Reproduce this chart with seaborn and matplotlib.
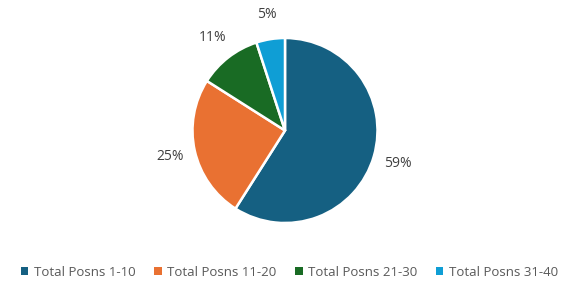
import matplotlib
matplotlib.use("Agg")
import matplotlib.pyplot as plt
from matplotlib.patches import Patch
import seaborn as sns

categories = ["Total Posns 1-10", "Total Posns 11-20", "Total Posns 21-30", "Total Posns 31-40"]
values = [59, 25, 11, 5]
colors = sns.color_palette(["#156082", "#E97132", "#196B24", "#0F9ED5"])

sns.set_theme(style="white")
plt.rcParams['font.family'] = ['Open Sans', 'DejaVu Sans']

W, H = 579, 288
fig = plt.figure(figsize=(W / 100, H / 100), dpi=100)
ax = fig.add_axes([0, 0, 1, 1])
ax.set_xlim(0, W)
ax.set_ylim(0, H)
ax.set_aspect('equal')
ax.axis('off')

wedges, texts, autotexts = ax.pie(
    values, colors=colors, startangle=90, counterclock=False,
    center=(285, H - 130.5), radius=92.5,
    autopct=lambda p: f"{p:.0f}%", pctdistance=1.27,
    wedgeprops=dict(edgecolor='white', linewidth=1.8),
    textprops=dict(fontsize=10, color='#404040'))
ax.set_xlim(0, W)
ax.set_ylim(0, H)

handles = [Patch(facecolor=c, edgecolor='none', label=l) for c, l in zip(colors, categories)]
leg = fig.legend(handles=handles, loc='center', bbox_to_anchor=(0.5, 1 - 272 / H),
                 ncol=4, frameon=False, fontsize=9.5, handlelength=0.55, handleheight=0.55,
                 handletextpad=0.4, columnspacing=1.45, labelcolor='#595959')

fig.savefig("out.png", dpi=100)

- **Instruction**: Give only the number of lines that include the word "matplotlib".

- **Result of this exercise**: 5